Eerie Figures With Giant Heads Found Painted in a Rock Shelter in Tanzania

In the Swaga Swaga Game Reserve in central Tanzania, archaeologists uncovered a startling find in 2018: 52 previously undiscovered rock shelters that had been purposefully decorated with rock art. All but a small number had been substantially damaged by weather, but one of those that had survived was a complete mystery.

Three enigmatic, humanoid creatures with incredibly large heads were among the frieze of figurative art that was intricately painted on the site, Amak'hee 4.

Archaeologist Maciej Grzelczyk of the Jagiellonian University in Poland claims that they might be a hint to identifying additional, like trios of figures discovered in other rock art panels.

Although Grzelczyk was able to estimate that the Amak'hee 4 panel is at least a few hundred years old in 2021, dating it is challenging. With the exception of five white-painted figurines, it is painted almost entirely in red pigment.

Because of the weathering on this pigment and the lack of domestic animals, it is likely that it dates to the time when the area's hunter-gatherer tribes were in existence.

Animals that resemble wildebeest, elands, buffalo, and even a giraffe, as well as a scattering of human-like creatures with big heads, are depicted on the panel. One group, though, sticks out.

"Particularly noteworthy among the Amak'hee 4 paintings is a scene that centers around three images," Grzelczyk noted in his article from 2021.

"In this trio, the figures seem to feature stylized buffalo heads. These shapes recall the central dip in the profile of the buffalo head from where the two horns rise and then curve outward away from the head, as well as the downturned ears."

The pictures may represent something different as the Sandawe people, who are descended from the people who once lived in the area, do not have themes of humans with buffalo heads or people who can transform into buffaloes (or vice versa). However, Grzelczyk points out that certain Sandawe rites do include buffalo horns in a major way.

Whatever they could be, the unusual figures have been seen before. Two rock shelter paintings in particular, in the Kondoa region of central Tanzania, not far from Amak'hee 4, bore a striking similarity to the trio.

Three people are shown standing together at Kolo B2 location. Three people are shown in Kolo B1 lying on the ground but represented horizontally.

Similar figures with big heads may be seen at all three locations, while the Kolo figures wear what can be considered a headpiece thanks to their striped attire. (It is assumed that other Kondoa figures had ornate hairstyles.)

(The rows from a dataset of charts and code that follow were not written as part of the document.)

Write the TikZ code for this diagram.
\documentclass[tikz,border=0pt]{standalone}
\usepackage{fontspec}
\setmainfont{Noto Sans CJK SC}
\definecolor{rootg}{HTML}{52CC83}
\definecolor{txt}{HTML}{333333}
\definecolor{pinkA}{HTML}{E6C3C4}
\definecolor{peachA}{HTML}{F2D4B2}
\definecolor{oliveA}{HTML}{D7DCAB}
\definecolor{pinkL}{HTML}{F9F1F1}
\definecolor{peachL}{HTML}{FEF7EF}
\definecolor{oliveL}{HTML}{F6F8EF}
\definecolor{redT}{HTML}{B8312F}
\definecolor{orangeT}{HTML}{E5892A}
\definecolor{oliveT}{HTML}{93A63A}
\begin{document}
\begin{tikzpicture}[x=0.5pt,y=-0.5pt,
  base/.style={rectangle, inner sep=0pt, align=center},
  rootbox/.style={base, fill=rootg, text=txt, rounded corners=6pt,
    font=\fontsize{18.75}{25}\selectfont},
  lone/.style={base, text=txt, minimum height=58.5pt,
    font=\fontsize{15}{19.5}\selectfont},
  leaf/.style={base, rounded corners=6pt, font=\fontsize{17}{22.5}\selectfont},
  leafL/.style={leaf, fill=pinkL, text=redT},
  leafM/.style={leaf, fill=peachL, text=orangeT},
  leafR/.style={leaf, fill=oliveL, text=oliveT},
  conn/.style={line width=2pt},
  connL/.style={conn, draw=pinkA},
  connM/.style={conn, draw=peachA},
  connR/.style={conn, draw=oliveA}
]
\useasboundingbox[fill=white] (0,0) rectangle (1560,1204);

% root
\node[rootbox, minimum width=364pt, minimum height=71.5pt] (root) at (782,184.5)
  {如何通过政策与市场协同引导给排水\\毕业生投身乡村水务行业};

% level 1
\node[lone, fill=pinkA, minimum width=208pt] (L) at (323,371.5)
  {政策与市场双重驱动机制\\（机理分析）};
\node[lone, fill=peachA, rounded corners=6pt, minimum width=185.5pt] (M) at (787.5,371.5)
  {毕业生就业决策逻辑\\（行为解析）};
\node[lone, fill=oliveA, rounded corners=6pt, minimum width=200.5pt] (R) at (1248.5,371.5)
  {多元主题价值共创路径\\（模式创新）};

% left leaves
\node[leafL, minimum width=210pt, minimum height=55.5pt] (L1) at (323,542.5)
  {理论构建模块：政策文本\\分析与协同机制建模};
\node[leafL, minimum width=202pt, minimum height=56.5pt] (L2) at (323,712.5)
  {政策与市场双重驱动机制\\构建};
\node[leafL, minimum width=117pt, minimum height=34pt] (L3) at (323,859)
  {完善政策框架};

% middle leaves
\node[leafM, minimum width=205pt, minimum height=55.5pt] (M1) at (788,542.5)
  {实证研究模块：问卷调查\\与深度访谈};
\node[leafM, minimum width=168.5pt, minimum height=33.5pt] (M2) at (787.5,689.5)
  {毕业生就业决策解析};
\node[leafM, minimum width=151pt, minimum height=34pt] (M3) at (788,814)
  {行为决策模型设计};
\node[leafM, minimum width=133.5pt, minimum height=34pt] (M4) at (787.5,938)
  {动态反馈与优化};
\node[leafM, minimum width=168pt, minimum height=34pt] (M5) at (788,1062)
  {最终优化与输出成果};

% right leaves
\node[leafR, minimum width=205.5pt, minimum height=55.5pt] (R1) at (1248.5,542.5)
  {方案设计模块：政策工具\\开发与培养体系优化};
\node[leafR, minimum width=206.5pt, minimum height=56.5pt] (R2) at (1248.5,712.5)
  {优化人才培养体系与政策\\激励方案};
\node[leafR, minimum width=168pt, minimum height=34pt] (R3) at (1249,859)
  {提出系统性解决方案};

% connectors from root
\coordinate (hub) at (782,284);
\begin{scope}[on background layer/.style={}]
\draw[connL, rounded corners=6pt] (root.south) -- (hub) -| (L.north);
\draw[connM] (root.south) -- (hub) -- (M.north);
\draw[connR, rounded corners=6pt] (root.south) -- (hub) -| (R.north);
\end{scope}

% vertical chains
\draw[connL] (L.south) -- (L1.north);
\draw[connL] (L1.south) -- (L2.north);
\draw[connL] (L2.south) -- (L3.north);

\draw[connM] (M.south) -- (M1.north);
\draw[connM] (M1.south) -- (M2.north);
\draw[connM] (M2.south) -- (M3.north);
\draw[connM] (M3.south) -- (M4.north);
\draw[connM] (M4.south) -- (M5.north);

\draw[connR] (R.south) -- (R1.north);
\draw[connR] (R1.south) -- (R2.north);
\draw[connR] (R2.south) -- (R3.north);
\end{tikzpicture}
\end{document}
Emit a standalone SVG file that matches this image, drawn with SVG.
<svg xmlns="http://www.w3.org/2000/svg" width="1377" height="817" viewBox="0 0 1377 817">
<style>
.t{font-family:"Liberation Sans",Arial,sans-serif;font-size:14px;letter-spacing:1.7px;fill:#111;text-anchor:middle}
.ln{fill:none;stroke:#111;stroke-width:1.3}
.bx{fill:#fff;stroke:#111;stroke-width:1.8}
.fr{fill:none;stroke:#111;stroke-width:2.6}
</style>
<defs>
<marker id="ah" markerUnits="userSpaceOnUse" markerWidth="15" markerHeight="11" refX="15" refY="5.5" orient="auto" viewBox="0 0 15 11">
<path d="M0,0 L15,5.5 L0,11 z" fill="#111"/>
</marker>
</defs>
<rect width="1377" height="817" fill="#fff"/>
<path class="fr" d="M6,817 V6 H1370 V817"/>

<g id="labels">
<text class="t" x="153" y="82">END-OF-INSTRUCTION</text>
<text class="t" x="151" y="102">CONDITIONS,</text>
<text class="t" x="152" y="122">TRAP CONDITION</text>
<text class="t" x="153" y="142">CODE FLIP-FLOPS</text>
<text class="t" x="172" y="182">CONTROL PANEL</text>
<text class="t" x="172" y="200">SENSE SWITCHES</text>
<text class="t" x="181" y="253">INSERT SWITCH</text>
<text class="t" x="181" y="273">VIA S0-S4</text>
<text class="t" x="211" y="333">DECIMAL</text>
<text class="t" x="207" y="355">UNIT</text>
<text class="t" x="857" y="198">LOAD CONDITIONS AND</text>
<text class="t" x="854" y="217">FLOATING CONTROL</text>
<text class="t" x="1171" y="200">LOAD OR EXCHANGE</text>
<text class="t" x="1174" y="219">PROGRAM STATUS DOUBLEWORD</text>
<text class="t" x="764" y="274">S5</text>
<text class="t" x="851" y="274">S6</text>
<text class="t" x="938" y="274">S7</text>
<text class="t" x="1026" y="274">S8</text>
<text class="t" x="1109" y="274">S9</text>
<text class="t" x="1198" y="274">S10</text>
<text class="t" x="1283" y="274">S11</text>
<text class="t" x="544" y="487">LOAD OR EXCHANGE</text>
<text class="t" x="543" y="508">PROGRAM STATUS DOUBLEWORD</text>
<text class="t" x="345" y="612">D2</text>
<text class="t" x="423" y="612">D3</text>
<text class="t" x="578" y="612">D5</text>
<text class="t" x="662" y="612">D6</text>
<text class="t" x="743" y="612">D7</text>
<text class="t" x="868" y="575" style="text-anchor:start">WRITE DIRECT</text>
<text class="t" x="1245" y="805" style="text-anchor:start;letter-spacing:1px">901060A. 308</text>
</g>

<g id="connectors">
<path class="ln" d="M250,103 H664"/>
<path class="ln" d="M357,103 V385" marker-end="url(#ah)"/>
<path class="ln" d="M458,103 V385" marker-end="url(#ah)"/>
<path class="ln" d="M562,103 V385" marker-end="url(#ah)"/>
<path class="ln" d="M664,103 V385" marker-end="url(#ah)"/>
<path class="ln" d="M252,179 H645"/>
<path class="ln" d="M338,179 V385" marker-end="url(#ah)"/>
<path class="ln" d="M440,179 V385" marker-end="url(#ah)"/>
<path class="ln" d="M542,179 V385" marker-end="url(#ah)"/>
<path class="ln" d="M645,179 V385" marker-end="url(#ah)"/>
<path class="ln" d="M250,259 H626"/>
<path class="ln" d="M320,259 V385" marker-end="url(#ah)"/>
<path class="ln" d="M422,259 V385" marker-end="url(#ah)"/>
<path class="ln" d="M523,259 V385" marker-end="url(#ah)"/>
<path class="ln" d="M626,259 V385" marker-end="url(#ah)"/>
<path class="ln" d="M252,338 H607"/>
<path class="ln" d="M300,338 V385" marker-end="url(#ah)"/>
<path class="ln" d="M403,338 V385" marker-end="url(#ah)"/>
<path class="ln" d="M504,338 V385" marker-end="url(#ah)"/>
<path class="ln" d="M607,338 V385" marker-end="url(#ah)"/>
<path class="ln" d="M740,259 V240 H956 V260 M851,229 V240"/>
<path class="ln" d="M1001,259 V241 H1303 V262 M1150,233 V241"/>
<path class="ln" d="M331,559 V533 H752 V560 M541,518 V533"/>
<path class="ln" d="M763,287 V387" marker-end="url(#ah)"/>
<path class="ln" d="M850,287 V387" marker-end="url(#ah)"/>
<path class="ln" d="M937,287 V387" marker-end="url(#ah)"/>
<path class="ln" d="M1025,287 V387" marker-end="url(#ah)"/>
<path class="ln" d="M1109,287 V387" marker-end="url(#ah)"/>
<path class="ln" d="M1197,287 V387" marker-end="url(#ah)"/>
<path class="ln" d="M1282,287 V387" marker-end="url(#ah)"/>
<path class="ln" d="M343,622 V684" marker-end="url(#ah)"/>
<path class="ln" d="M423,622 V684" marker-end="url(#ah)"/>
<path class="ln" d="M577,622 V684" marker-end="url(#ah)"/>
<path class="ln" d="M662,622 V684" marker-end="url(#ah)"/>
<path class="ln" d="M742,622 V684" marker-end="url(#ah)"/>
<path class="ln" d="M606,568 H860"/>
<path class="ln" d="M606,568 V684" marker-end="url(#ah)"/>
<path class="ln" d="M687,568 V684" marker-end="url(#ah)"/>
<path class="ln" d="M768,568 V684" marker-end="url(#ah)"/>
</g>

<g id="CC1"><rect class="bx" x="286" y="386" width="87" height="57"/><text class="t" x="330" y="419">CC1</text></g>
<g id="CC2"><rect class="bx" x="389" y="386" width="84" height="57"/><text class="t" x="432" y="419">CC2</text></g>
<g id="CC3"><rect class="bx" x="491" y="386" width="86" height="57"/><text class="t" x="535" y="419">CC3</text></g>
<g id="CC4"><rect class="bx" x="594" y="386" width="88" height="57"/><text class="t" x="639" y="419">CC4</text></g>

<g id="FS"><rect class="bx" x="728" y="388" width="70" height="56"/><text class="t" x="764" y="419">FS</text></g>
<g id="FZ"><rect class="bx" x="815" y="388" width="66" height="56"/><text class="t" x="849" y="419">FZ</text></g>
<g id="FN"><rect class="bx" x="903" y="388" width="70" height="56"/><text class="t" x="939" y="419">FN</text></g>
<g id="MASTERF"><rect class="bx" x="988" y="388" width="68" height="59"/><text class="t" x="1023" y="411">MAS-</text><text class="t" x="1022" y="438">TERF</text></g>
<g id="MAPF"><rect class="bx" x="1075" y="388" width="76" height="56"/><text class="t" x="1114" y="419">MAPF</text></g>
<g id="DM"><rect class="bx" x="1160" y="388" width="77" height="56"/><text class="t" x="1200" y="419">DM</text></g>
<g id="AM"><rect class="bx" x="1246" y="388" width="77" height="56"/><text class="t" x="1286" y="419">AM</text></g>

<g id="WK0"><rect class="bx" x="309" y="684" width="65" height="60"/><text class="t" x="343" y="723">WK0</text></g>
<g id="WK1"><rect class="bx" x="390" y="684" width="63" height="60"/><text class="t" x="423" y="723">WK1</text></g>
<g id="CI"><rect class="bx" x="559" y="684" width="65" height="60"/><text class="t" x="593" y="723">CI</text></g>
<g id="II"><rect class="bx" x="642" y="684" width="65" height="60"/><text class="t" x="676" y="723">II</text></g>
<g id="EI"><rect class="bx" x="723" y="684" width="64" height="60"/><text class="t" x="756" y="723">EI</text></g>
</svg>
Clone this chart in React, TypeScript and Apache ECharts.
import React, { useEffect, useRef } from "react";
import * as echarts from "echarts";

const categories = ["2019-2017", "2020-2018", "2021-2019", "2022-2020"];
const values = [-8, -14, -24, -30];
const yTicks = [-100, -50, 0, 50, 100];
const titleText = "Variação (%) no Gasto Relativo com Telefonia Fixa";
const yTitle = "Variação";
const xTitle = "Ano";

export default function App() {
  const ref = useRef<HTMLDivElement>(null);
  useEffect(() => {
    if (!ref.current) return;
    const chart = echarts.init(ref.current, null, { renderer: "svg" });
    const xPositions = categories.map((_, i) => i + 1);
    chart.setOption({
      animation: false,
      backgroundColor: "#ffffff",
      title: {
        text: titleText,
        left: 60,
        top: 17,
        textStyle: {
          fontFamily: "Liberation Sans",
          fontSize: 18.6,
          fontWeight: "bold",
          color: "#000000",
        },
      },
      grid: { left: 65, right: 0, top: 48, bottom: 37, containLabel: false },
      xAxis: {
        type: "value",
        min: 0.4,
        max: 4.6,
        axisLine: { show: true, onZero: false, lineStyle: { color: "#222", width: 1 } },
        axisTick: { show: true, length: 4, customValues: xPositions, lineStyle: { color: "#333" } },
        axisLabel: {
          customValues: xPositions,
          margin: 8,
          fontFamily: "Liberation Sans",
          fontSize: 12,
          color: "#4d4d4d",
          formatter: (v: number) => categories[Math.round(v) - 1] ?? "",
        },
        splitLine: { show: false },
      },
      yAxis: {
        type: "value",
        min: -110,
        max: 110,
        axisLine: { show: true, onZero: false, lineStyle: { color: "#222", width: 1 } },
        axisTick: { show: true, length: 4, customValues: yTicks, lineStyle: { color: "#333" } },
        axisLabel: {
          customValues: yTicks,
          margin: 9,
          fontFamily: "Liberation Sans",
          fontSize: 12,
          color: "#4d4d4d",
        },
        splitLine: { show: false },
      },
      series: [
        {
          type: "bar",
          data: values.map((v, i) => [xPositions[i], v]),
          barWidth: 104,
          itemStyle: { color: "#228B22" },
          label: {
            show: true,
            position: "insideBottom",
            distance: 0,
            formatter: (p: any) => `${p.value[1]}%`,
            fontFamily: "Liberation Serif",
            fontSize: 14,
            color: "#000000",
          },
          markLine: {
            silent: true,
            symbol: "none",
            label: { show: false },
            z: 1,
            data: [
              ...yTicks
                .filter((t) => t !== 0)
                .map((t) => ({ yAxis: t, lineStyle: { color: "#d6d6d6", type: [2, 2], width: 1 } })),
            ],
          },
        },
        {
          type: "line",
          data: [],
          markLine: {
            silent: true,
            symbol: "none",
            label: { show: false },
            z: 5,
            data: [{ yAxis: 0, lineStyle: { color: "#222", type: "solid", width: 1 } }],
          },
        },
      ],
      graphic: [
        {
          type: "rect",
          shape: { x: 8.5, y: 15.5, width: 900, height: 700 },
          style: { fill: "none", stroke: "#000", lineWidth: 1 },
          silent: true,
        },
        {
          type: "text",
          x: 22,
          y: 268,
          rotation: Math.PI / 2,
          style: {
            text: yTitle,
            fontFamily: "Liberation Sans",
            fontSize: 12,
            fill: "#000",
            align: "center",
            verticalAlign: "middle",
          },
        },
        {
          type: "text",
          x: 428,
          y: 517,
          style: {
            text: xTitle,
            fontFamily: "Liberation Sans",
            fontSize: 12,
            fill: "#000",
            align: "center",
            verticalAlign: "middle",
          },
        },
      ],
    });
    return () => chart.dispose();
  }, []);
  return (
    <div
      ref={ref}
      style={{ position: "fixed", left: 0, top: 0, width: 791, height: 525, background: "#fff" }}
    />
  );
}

The figures are joined at their midpoints in all three locations. Additionally, the positions and angles of the hands and arms are the same for all three.

There are some significant variations in Amak'hee 4. The heads appear to be filled in with solid color and have a greater significance to the surrounding movement.

"The figures from Amak'hee 4 are noticeably bigger than those at Kolo, and make this main motif a central focal point around which the rest of the narrative seems to take place. In contrast, the images at Kolo are isolated depictions, with no clear connection to the rest of the paintings," according to Grzelczyk.

Some of the rock art locations in Kondoa are still used by the Sandawe for various rituals. Local communities are also aware of the newly discovered locations, so it's feasible that they might provide some insight into the significance of the enigmatic symbols.

Archaeologists will continue their documentation work of the sites in the meantime so that they may be included in the written record.

The paper has been published in Antiquity.